Residents, business owners and elected officials in Baltimore’s suburbs are mobilizing against methadone clinics, fearing that they will attract crime and drugs to their neighborhoods, the Baltimore Sun reports. The resistance comes at a time when heroin use a demand for treatment are growing in the suburbs. Nationwide, more than 1,200 clinics distribute methadone, which relieves withdrawal symptoms for those addicted to heroin or prescription painkillers.
Maryland, with 43 methadone clinics, ranks among the top 10 states in the nation, said Robert Lubran of the federal Substance Abuse and Mental Health Services Administration. Despite evidence of methadone’s effectiveness, some places are blocking clinics. A five-year moratorium on new clinics went into effect in Louisiana on July 1, after a study showed that the state’s 14 clinics were about 3 1/2 times more than were needed. Ohio allows only private, nonprofit clinics or those run by the government. Methadone clinics in Pennsylvania cannot operate within 500 feet of a residential area, public park or church.
The mere mention of a clinic can send fear rippling through a community.

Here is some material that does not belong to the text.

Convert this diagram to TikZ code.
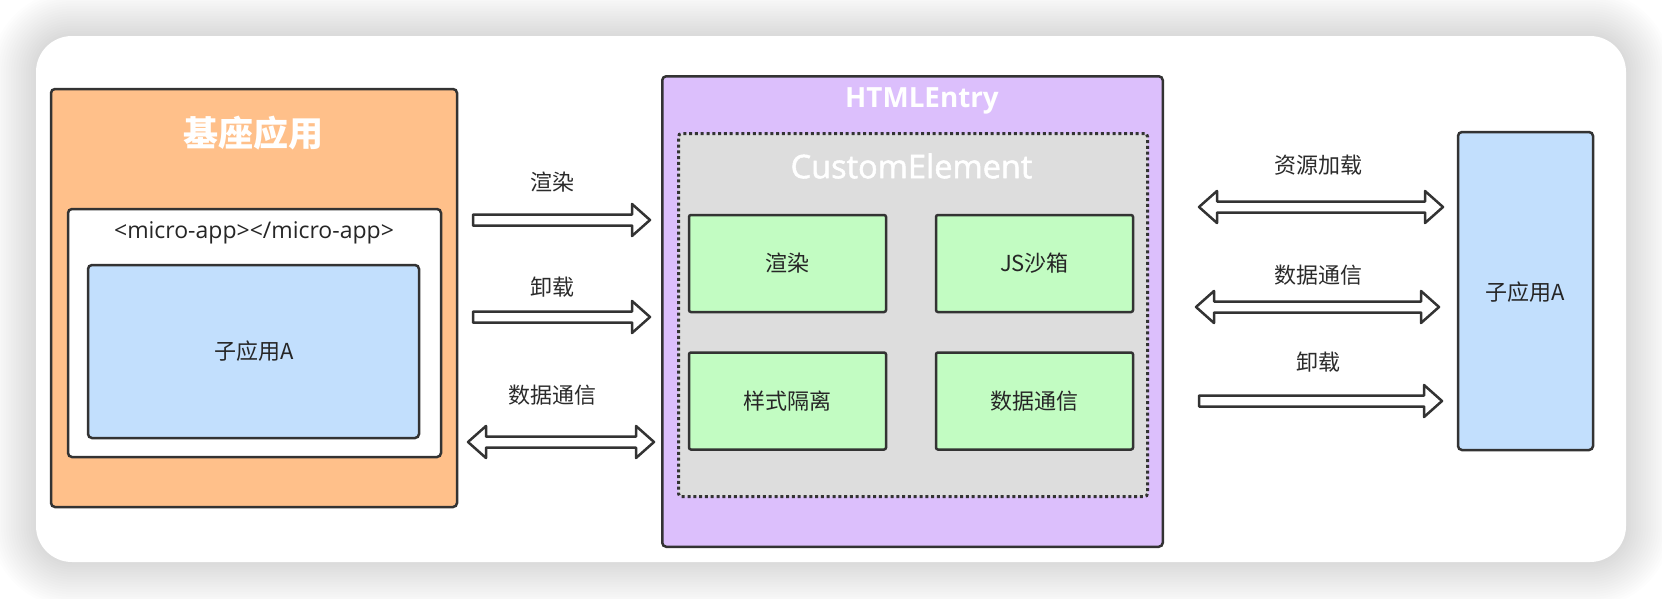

When news broke in June of a clinic planning to open in a Baltimore suburb near three schools, three community meetings attracted more than 100 angry residents. Local officials pledged their support. After three weeks of community protests, the clinic’s president said he no longer planned to open there.
One way to avoid conflict is to locate clinics away from places where they might cause disruption. Running a clinic near schools is “not smart,” said Ron Jackson of a group that runs four clinics in Washington state. Neither is dispensing methadone near residential areas, fast-food restaurants or retail outlets. “The confluence of the traffic is not real good – that’s a polite way of saying it,” he said.